■ DATA SHOWN
_ _ _ _ _ _ _

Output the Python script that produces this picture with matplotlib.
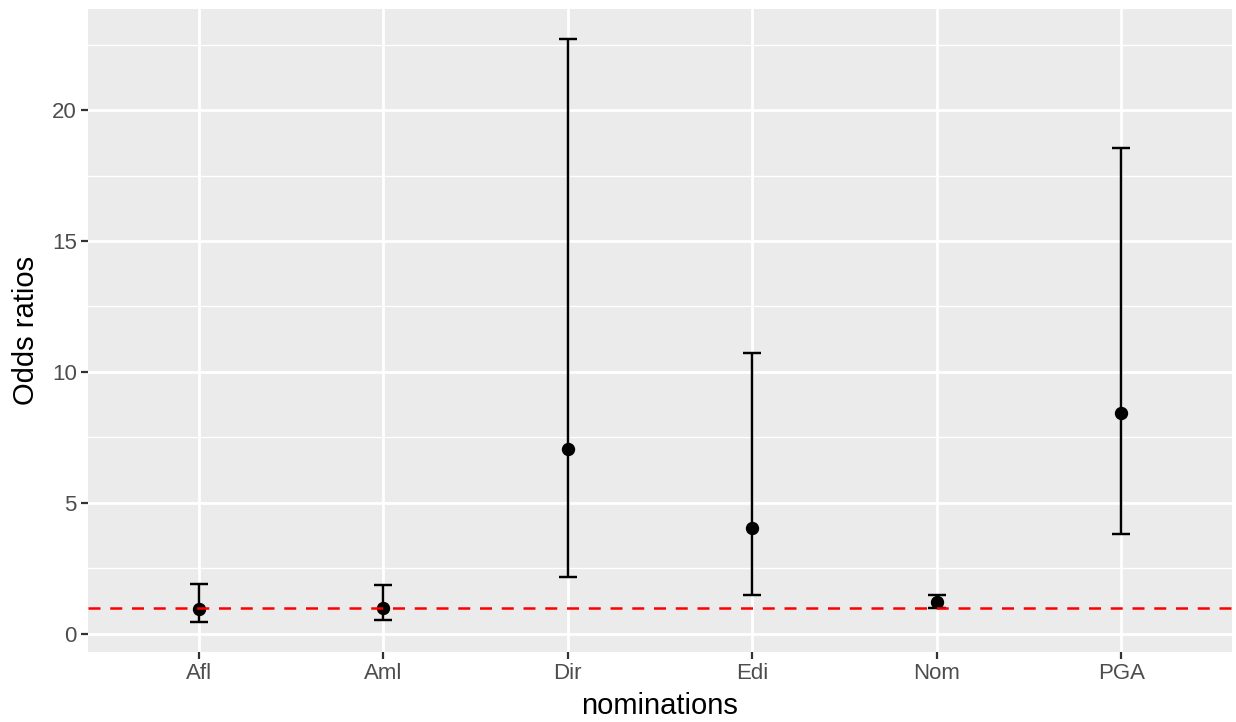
import matplotlib.pyplot as plt
import numpy as np

# 資料 (從圖上讀取的估計值)
nominations = ["Afl", "Aml", "Dir", "Edi", "Nom", "PGA"]
odds = [0.94, 1.00, 7.06, 4.05, 1.21, 8.44]
lower = [0.44, 0.52, 2.18, 1.49, 0.97, 3.82]
upper = [1.91, 1.88, 22.70, 10.73, 1.49, 18.55]
ref_line = 1.0

plt.rcParams['font.family'] = ['Liberation Sans', 'DejaVu Sans']

fig = plt.figure(figsize=(12.36, 7.22), dpi=100)
ax = fig.add_axes([88 / 1236, 1 - 652 / 722, (1232 - 88) / 1236, (652 - 9) / 722])
ax.set_facecolor('#EBEBEB')

x = np.arange(len(nominations))
odds_a = np.array(odds)
yerr = [odds_a - np.array(lower), np.array(upper) - odds_a]

# 格線
ax.set_yticks([0, 5, 10, 15, 20])
ax.set_yticks([2.5, 7.5, 12.5, 17.5, 22.5], minor=True)
ax.grid(which='major', color='white', linewidth=2.0)
ax.grid(which='minor', axis='y', color='white', linewidth=1.0)
ax.set_axisbelow(True)

ax.errorbar(x, odds, yerr=yerr, fmt='o', color='black', markersize=8.6,
            elinewidth=1.75, capsize=6.8, capthick=1.75, zorder=3)
ax.axhline(ref_line, color='#FF0000', linewidth=1.8, linestyle=(0, (4.8, 3.9)), zorder=4)

ax.set_xticks(x)
ax.set_xticklabels(nominations)
ax.set_xlim(-0.6, len(nominations) - 0.4)
ax.set_ylim(-0.695, 23.86)

for s in ax.spines.values():
    s.set_visible(False)
ax.tick_params(which='major', length=5, width=1.6, color='#333333',
               labelcolor='#4D4D4D', labelsize=16, pad=3)
ax.tick_params(which='minor', length=0)

ax.set_xlabel("nominations", fontsize=21, labelpad=6)
ax.set_ylabel("Odds ratios", fontsize=21, labelpad=9)

fig.savefig('out.png', dpi=100)
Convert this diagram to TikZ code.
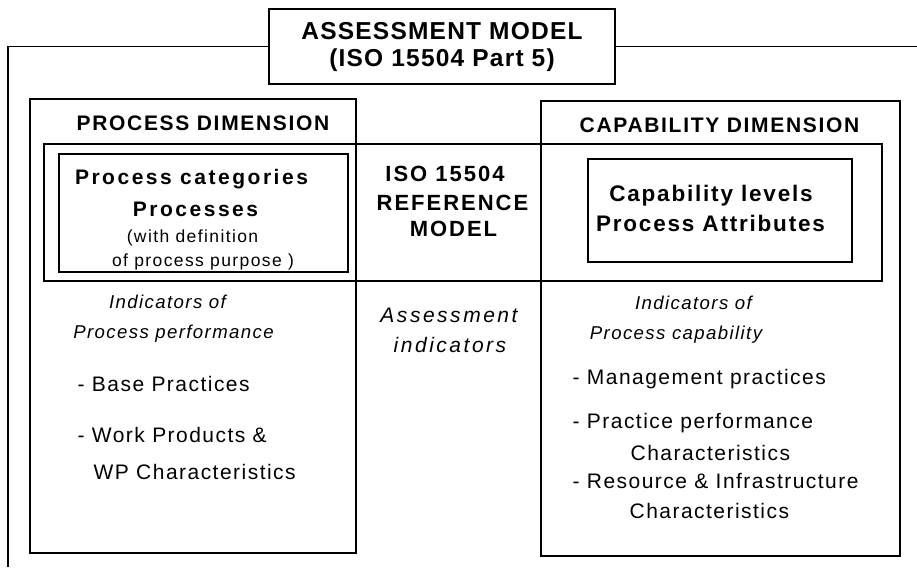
\documentclass[tikz,border=0pt]{standalone}
\usepackage{fontspec}
\setmainfont{Liberation Sans}
\usepackage{tikz}

\newcommand\lsp[1]{\addfontfeature{LetterSpace=#1}}

\tikzset{
  box/.style={draw, inner sep=0pt},
  txt/.style={anchor=base, inner sep=0pt},
  ltxt/.style={anchor=base west, inner sep=0pt},
  ttl/.style={font=\fontsize{24.5}{27}\selectfont\bfseries\lsp{5}},
  hdr/.style={txt, font=\fontsize{21}{25}\selectfont\bfseries\lsp{8}},
  bigb/.style={txt, font=\fontsize{21}{25}\selectfont\bfseries\lsp{12}},
  capb/.style={txt, font=\fontsize{22.5}{27}\selectfont\bfseries\lsp{8}},
  refb/.style={txt, font=\fontsize{22}{26}\selectfont\bfseries\lsp{9}},
  small/.style={txt, font=\fontsize{17.5}{20}\selectfont\lsp{8}},
  ital/.style={txt, font=\fontsize{18.6}{22}\selectfont\itshape\lsp{7.5}},
  aital/.style={txt, font=\fontsize{21}{25}\selectfont\itshape\lsp{12}},
  item/.style={ltxt, font=\fontsize{21}{25}\selectfont\lsp{7}},
}

\begin{document}
\begin{tikzpicture}[x=1pt, y=-1pt, line width=1.3pt]

  \useasboundingbox (0,0) rectangle (917,567);

  % boxes
  \node[box, ttl, align=center, minimum width=346pt, minimum height=75pt] (title) at (442,46.5)
    {ASSESSMENT MODEL\\(ISO 15504 Part 5)};
  \node[box, minimum width=326pt, minimum height=454pt] (procdim) at (193,326) {};
  \node[box, minimum width=359pt, minimum height=455pt] (capdim) at (720.5,328.5) {};
  \node[box, minimum width=838pt, minimum height=137pt] (refmodel) at (463,212.5) {};
  \node[box, minimum width=289pt, minimum height=118pt] (proccat) at (203.5,213) {};
  \node[box, minimum width=264pt, minimum height=103pt] (caplev) at (720,210.5) {};

  % outer frame
  \coordinate (frameSW) at (8,567);
  \coordinate (frameE) at (917,46.5);
  \draw (frameSW) |- (title.west);
  \draw (title.east) -- (frameE);

  % texts
  \node[hdr] (prochdr) at (203,130) {PROCESS DIMENSION};
  \node[hdr] (caphdr) at (719.5,132) {CAPABILITY DIMENSION};

  \node[bigb] (pcA) at (191.5,184) {Process categories};
  \node[bigb] (pcB) at (195.5,216.5) {Processes};
  \node[small] (pcC) at (192.5,242.5) {(with definition};
  \node[small] (pcD) at (203,266) {of process purpose )};

  \node[refb] (refA) at (445,181) {ISO 15504};
  \node[refb] (refB) at (452.5,210.5) {REFERENCE};
  \node[refb] (refC) at (453.5,236.5) {MODEL};

  \node[capb] (clA) at (711,201) {Capability levels};
  \node[capb] (clB) at (710.5,231) {Process Attributes};

  \node[ital] (piA) at (167.5,308) {Indicators of};
  \node[ital] (piB) at (173.5,338) {Process performance};
  \node[aital] (aiA) at (449,322) {Assessment};
  \node[aital] (aiB) at (450,352) {indicators};
  \node[ital] (ciA) at (693.5,309) {Indicators of};
  \node[ital] (ciB) at (676,339) {Process capability};

  \node[item] (bp) at (77,391.5) {- Base Practices};
  \node[item] (wpA) at (77,442.5) {- Work Products \&};
  \node[item] (wpB) at (93,479) {WP Characteristics};

  \node[item] (mp) at (572,384) {- Management practices};
  \node[item] (ppA) at (572,428.5) {- Practice performance};
  \node[item] (ppB) at (630,460) {Characteristics};
  \node[item] (riA) at (572,488) {- Resource \& Infrastructure};
  \node[item] (riB) at (629,518) {Characteristics};

\end{tikzpicture}
\end{document}
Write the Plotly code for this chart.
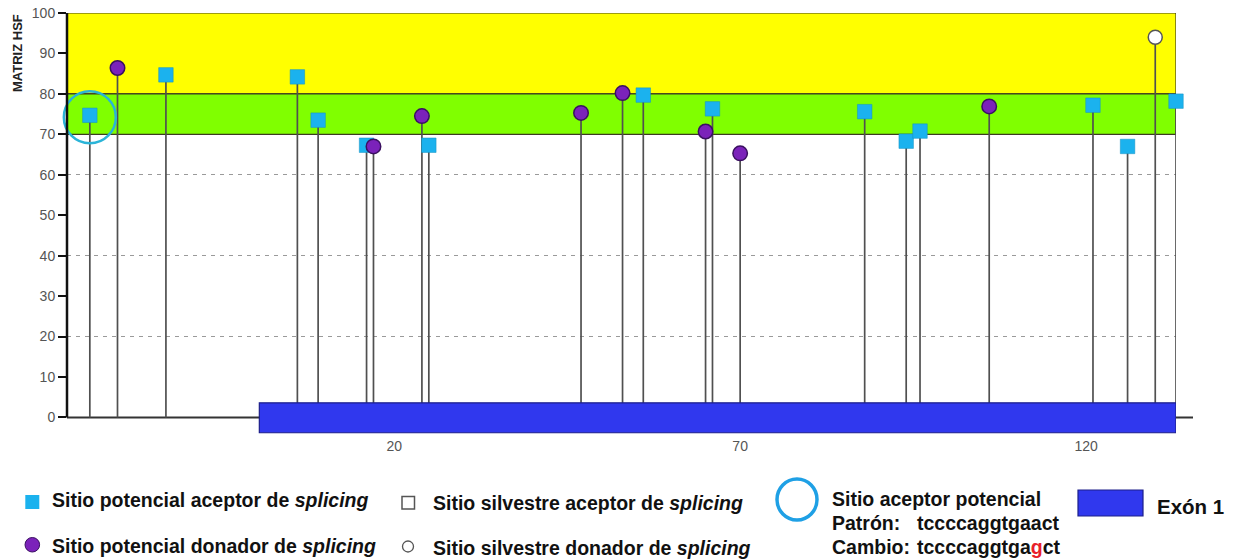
import plotly.graph_objects as go

# ---------------- data ----------------
ACCEPTOR_X = [-24, -13, 6, 9, 16, 25, 56, 66, 88, 94, 96, 121, 126, 133]
ACCEPTOR_Y = [74.7, 84.7, 84.2, 73.5, 67.3, 67.3, 79.7, 76.3, 75.6, 68.3, 70.8, 77.2, 67.0, 78.2]
DONOR_X = [-20, 17, 24, 47, 53, 65, 70, 106]
DONOR_Y = [86.4, 67.0, 74.5, 75.3, 80.2, 70.7, 65.3, 76.9]
WILD_DONOR_X = [130]
WILD_DONOR_Y = [94.0]
HIGHLIGHT_X = [-24]
HIGHLIGHT_Y = [74.2]
EXON_START, EXON_END = 0.5, 133.0
BAND_GREEN = (70, 80)
BAND_YELLOW = (80, 100)
X_TICKS = [20, 70, 120]
Y_TICKS = list(range(0, 101, 10))
GRID_Y = [20, 40, 60]
X_RANGE = [-27.3, 133.0]
Y_RANGE = [-4.6, 100]

FONT = "Liberation Sans, Arial, sans-serif"
CYAN = "#1BB2EE"
PURPLE = "#7B22BA"
EXON_BLUE = "#3038EE"

# plot area in pixels (for legend placement)
L, R, T, B = 67, 1176, 13, 436


def px(x):
    return (x - L) / (R - L)


def py(y):
    return (B - y) / (B - T)


fig = go.Figure()

# stems
sx, sy = [], []
for xs, ys in ((ACCEPTOR_X, ACCEPTOR_Y), (DONOR_X, DONOR_Y), (WILD_DONOR_X, WILD_DONOR_Y)):
    for x, y in zip(xs, ys):
        sx += [x, x, None]
        sy += [0, y, None]
fig.add_trace(go.Scatter(x=sx, y=sy, mode="lines", line=dict(color="#505050", width=1.7),
                         hoverinfo="skip", showlegend=False, cliponaxis=False))

fig.add_trace(go.Scatter(x=ACCEPTOR_X, y=ACCEPTOR_Y, mode="markers", name="aceptor",
                         marker=dict(symbol="square", size=14.5, color=CYAN,
                                     line=dict(width=0.5, color="#1590c0")),
                         cliponaxis=False, showlegend=False))
fig.add_trace(go.Scatter(x=DONOR_X, y=DONOR_Y, mode="markers", name="donador",
                         marker=dict(symbol="circle", size=14.5, color=PURPLE,
                                     line=dict(width=1.5, color="#3a1060")),
                         cliponaxis=False, showlegend=False))
fig.add_trace(go.Scatter(x=WILD_DONOR_X, y=WILD_DONOR_Y, mode="markers", name="silvestre donador",
                         marker=dict(symbol="circle", size=14, color="white",
                                     line=dict(width=1.5, color="#555555")),
                         cliponaxis=False, showlegend=False))
fig.add_trace(go.Scatter(x=HIGHLIGHT_X, y=HIGHLIGHT_Y, mode="markers", name="aceptor potencial",
                         marker=dict(symbol="circle-open", size=52, color="#2AB4D8",
                                     line=dict(width=2.5, color="#2AB4D8")),
                         cliponaxis=False, showlegend=False))

shapes = []
# bands
shapes.append(dict(type="rect", xref="x", yref="y", x0=X_RANGE[0], x1=X_RANGE[1],
                   y0=BAND_YELLOW[0], y1=BAND_YELLOW[1], fillcolor="#FFFF00",
                   line=dict(color="#3c3c20", width=1.2), layer="below"))
shapes.append(dict(type="rect", xref="x", yref="y", x0=X_RANGE[0], x1=X_RANGE[1],
                   y0=BAND_GREEN[0], y1=BAND_GREEN[1], fillcolor="#80FF00",
                   line=dict(color="#3c3c20", width=1.2), layer="below"))
# baseline
shapes.append(dict(type="line", xref="paper", yref="y", x0=0, x1=px(1193), y0=0, y1=0,
                   line=dict(color="#333333", width=2), layer="below"))
# y axis line
shapes.append(dict(type="line", xref="paper", yref="y", x0=0, x1=0, y0=0, y1=100,
                   line=dict(color="#111111", width=2.5), layer="above"))
# exon
shapes.append(dict(type="rect", xref="x", yref="y", x0=EXON_START, x1=EXON_END, y0=-3.8, y1=3.6,
                   fillcolor=EXON_BLUE, line=dict(color="#1c1f8a", width=1.2), layer="above"))

# legend symbols
shapes.append(dict(type="rect", xref="paper", yref="paper", x0=px(25.3), x1=px(39.3),
                   y0=py(509), y1=py(495), fillcolor=CYAN, line=dict(width=0)))
shapes.append(dict(type="circle", xref="paper", yref="paper", x0=px(25), x1=px(39.6),
                   y0=py(552), y1=py(537.5), fillcolor=PURPLE, line=dict(color="#3a1060", width=1)))
shapes.append(dict(type="rect", xref="paper", yref="paper", x0=px(402), x1=px(414.5),
                   y0=py(509), y1=py(496.5), fillcolor="white", line=dict(color="#555555", width=1.5)))
shapes.append(dict(type="circle", xref="paper", yref="paper", x0=px(402.5), x1=px(413.5),
                   y0=py(552), y1=py(541), fillcolor="white", line=dict(color="#555555", width=1.3)))
shapes.append(dict(type="circle", xref="paper", yref="paper", x0=px(777), x1=px(817),
                   y0=py(520), y1=py(479), line=dict(color="#1FA0E5", width=3.5)))
shapes.append(dict(type="rect", xref="paper", yref="paper", x0=px(1078), x1=px(1143),
                   y0=py(516), y1=py(490), fillcolor=EXON_BLUE, line=dict(color="#1c1f8a", width=1.2)))

annotations = []


def txt(x, y, text, size=19.5, color="#111111"):
    annotations.append(dict(xref="paper", yref="paper", x=px(x), y=py(y), text=text,
                             showarrow=False, xanchor="left", yanchor="middle",
                             font=dict(family=FONT, size=size, color=color)))


txt(50, 500, "<b>Sitio potencial aceptor de <i>splicing</i></b>")
txt(50, 546, "<b>Sitio potencial donador de <i>splicing</i></b>")
txt(431, 503, "<b>Sitio silvestre aceptor de <i>splicing</i></b>")
txt(431, 548, "<b>Sitio silvestre donador de <i>splicing</i></b>")
txt(830, 499, "<b>Sitio aceptor potencial</b>")
txt(830, 523, "<b>Patrón:</b>")
txt(915, 523, "<b>tccccaggtgaact</b>")
txt(830, 547, "<b>Cambio:</b>")
txt(915, 547, "<b>tccccaggtga<span style='color:#E8202A'>g</span>ct</b>")
txt(1155, 507, "<b>Exón 1</b>", size=20.5)

annotations.append(dict(xref="paper", yref="paper", x=px(17), y=py(53), text="<b>MATRIZ HSF</b>",
                        textangle=-90, showarrow=False, xanchor="center", yanchor="middle",
                        font=dict(family=FONT, size=13, color="#222222")))

fig.update_layout(
    width=1233, height=560,
    margin=dict(l=L, r=1233 - R, t=T, b=560 - B),
    paper_bgcolor="white", plot_bgcolor="white",
    shapes=shapes, annotations=annotations, showlegend=False,
    xaxis=dict(range=X_RANGE, tickvals=X_TICKS, showgrid=False, zeroline=False, showline=False,
               ticks="", tickfont=dict(family=FONT, size=14, color="#555555"), automargin=False,
               fixedrange=True),
    yaxis=dict(range=Y_RANGE, tickvals=Y_TICKS, showgrid=False, zeroline=False, showline=False,
               ticks="outside", ticklen=8, tickwidth=2, tickcolor="#111111",
               tickfont=dict(family=FONT, size=14, color="#555555"), automargin=False),
    yaxis2=dict(range=Y_RANGE, overlaying="y", tickvals=GRID_Y, showticklabels=False,
                showgrid=True, gridcolor="#9a9a9a", gridwidth=1.3, griddash="4px,5px",
                zeroline=False, showline=False, ticks=""),
)
# dummy trace to activate yaxis2 grid
fig.add_trace(go.Scatter(x=[None], y=[None], yaxis="y2", showlegend=False, hoverinfo="skip"))

fig.write_html("out.html", config={"displayModeBar": False},
               post_script="document.body.style.margin='0';document.body.style.overflow='hidden';")
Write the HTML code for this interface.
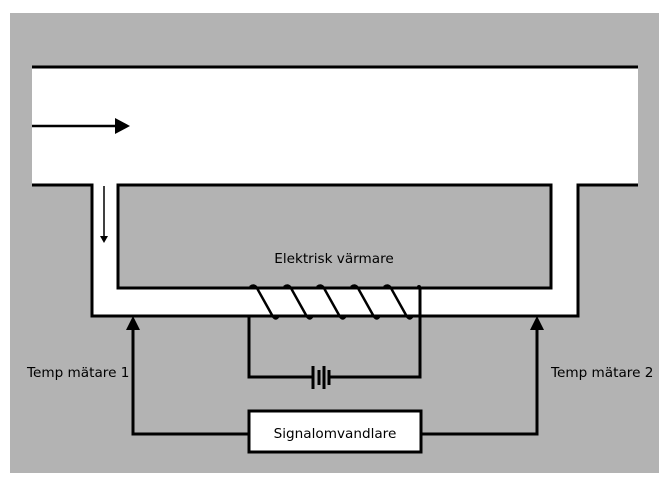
<!DOCTYPE html>
<html><head><style>body{margin:0;background:#fff}svg{display:block}</style></head><body>
<svg width="670" height="487" xmlns="http://www.w3.org/2000/svg" font-family="DejaVu Sans, sans-serif" font-size="13.6">
<rect x="10" y="13" width="649" height="460" fill="#b3b3b3"/>
<rect x="32" y="67" width="606" height="118" fill="#fff"/>
<rect x="92" y="184" width="486" height="132" fill="#fff"/>
<rect x="118" y="185" width="433" height="103" fill="#b3b3b3" stroke="#000" stroke-width="3"/>
<g stroke="#000" stroke-width="3" fill="none">
<line x1="32" y1="67" x2="638" y2="67"/>
<polyline points="32,185 92,185 92,316 578,316 578,185 638,185"/>
<polyline points="249,316 249,377 313,377"/>
<polyline points="329,377 420,377 420,287"/>
<rect x="249" y="411" width="172" height="41" fill="#fff"/>
<polyline points="249,434 133,434 133,328"/>
<polyline points="421,434 537,434 537,328"/>
<line x1="313" y1="366" x2="313" y2="389"/>
<line x1="319" y1="370" x2="319" y2="385"/>
<line x1="324" y1="366" x2="324" y2="389"/>
<line x1="329" y1="370" x2="329" y2="385"/>
</g>
<g stroke="#000" stroke-width="2.5" fill="none">
<path d="M250,287 Q255,283 258,290 L272,315 Q276,322 279,315"/>
<path d="M284,287 Q289,283 292,290 L306,315 Q310,322 313,315"/>
<path d="M317,287 Q322,283 325,290 L339,315 Q343,322 346,315"/>
<path d="M351,287 Q356,283 359,290 L373,315 Q377,322 380,315"/>
<path d="M384,287 Q389,283 392,290 L406,315 Q410,322 413,315"/>
</g>
<circle cx="419" cy="287" r="2" fill="#000"/>
<line x1="32" y1="126" x2="116" y2="126" stroke="#000" stroke-width="2.5"/>
<polygon points="115,118 130,126 115,134" fill="#000"/>
<line x1="104" y1="186" x2="104" y2="236" stroke="#000" stroke-width="1.5"/>
<polygon points="100,236 108,236 104,243" fill="#000"/>
<polygon points="126,330 140,330 133,316" fill="#000"/>
<polygon points="530,330 544,330 537,316" fill="#000"/>
<text x="334" y="263" text-anchor="middle">Elektrisk värmare</text>
<text x="335" y="438" text-anchor="middle">Signalomvandlare</text>
<text x="27" y="377">Temp mätare 1</text>
<text x="551" y="377">Temp mätare 2</text>
</svg>
</body></html>
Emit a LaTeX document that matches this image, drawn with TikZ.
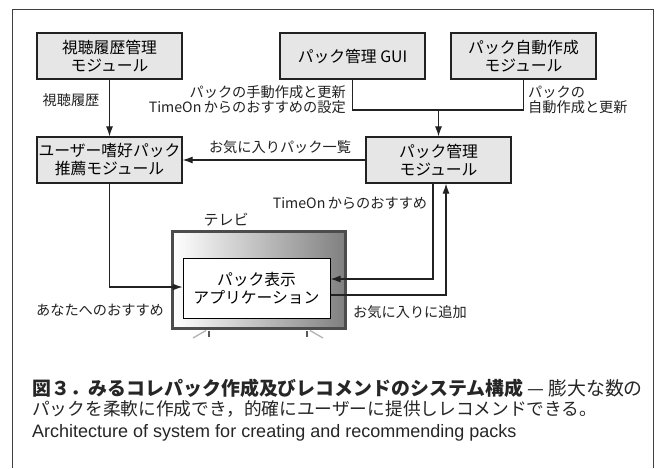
\documentclass[tikz,border=0pt]{standalone}
\usepackage{fontspec}
\setmainfont{Noto Sans CJK JP}
\newfontfamily\enfont{Liberation Sans}
\usetikzlibrary{arrows.meta}
\definecolor{boxfill}{HTML}{E6E6E6}
\definecolor{linec}{HTML}{222222}
\tikzset{
  modbox/.style={draw=linec, line width=1.2pt, fill=boxfill, minimum width=145pt, minimum height=46pt, align=center, inner sep=0pt, font=\fontsize{15.8}{18}\selectfont},
  conn/.style={draw=linec, line width=1.1pt},
  arr/.style={conn, -{Latex[length=10pt,width=7pt]}},
  lbl/.style={inner sep=0pt, font=\fontsize{14.2}{15}\selectfont, text=linec},
}
\begin{document}
\begin{tikzpicture}[x=1pt,y=-1pt]
\useasboundingbox (0,0) rectangle (660,468);
\fill[white] (0,0) rectangle (660,468);
% frame
\draw[draw=black!75, line width=1pt] (12,468) -- (12,10) -- (653,10) -- (653,468);
% modules
\node[modbox] (rireki) at (109.5,56) {視聴履歴管理\\モジュール};
\node[modbox] (gui) at (352.5,56) {パック管理 GUI};
\node[modbox] (auto) at (523.5,56) {パック自動作成\\モジュール};
\node[modbox] (user) at (109.5,160) {ユーザー嗜好パック\\推薦モジュール};
\node[modbox] (mgr) at (438.5,160) {パック管理\\モジュール};
% TV
\node[draw=black!70, line width=3pt, left color=white, right color=black!50, minimum width=173pt, minimum height=97pt, inner sep=0pt] (tv) at (259,280) {};
\node[draw=black, line width=1pt, fill=white, minimum width=147pt, minimum height=60pt, inner sep=0pt, align=center, font=\fontsize{15.8}{18}\selectfont] (app) at (256.5,288) {パック表示\\アプリケーション};
\node[lbl, font=\fontsize{15}{16}\selectfont] (tvl) at (226,220) {テレビ};
% stand
\draw[black!30, line width=1.3pt] (193,338) -- (206,330.5);
\draw[black!30, line width=1.3pt] (310,330.5) -- (323,338);
\draw[black!65, line width=2pt] (209,331) -- (209,337);
\draw[black!65, line width=2pt] (307,331) -- (307,337);
% connectors
\draw[arr] (rireki) -- (user);
\coordinate (j) at (438.5,110);
\draw[conn] (gui.south) |- (j);
\draw[conn] (auto.south) |- (j);
\draw[arr] (j) -- (mgr.north);
\draw[arr] (mgr.west) -- (user.east);
\draw[arr] (user.south) |- ([yshift=1pt]app.west);
\draw[arr] ([xshift=-5.5pt]mgr.south) |- ([yshift=9pt]app.east);
\draw[arr] ([yshift=-7pt]app.east) -| ([xshift=7.5pt]mgr.south);
% labels
\node[lbl] (l1) at (71,100) {視聴履歴};
\node[lbl, anchor=east, align=right] (l2) at (346,99.5) {パックの手動作成と更新\\TimeOn\,からのおすすめの設定};
\node[lbl, anchor=west, align=left] (l3) at (528,99.5) {パックの\\自動作成と更新};
\node[lbl] (l4) at (280,147) {お気に入りパック一覧};
\node[lbl] (l5) at (100,310) {あなたへのおすすめ};
\node[lbl] (l6) at (350,203) {TimeOn\,からのおすすめ};
\node[lbl] (l7) at (410,312) {お気に入りに追加};
% caption
\node[inner sep=0pt, anchor=west, font=\fontsize{18.9}{20}\selectfont, text=black!85] (c1) at (32,388) {\bfseries 図３．みるコレパック作成及びレコメンドのシステム構成\mdseries\ — 膨大な数の};
\node[inner sep=0pt, anchor=west, font=\fontsize{17.7}{20}\selectfont, text=black!85] (c2) at (32,408.5) {パックを柔軟に作成でき，的確にユーザーに提供しレコメンドできる。};
\node[inner sep=0pt, anchor=west, font=\enfont\fontsize{18}{20}\selectfont, text=black!85] (c3) at (32,433) {Architecture of system for creating and recommending packs};
\end{tikzpicture}
\end{document}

_ _ _ _ _ _ _

■ GIVEN INSTRUCTION
Nothing but the lines above, starting at the line that contains "Write the Plotly code for this chart." and ending at the line that contains "import plotly.graph_objects as go", should be given again, exactly and without the pictures.

■ SOLUTION TO THIS EXERCISE
Write the Plotly code for this chart.
import plotly.graph_objects as go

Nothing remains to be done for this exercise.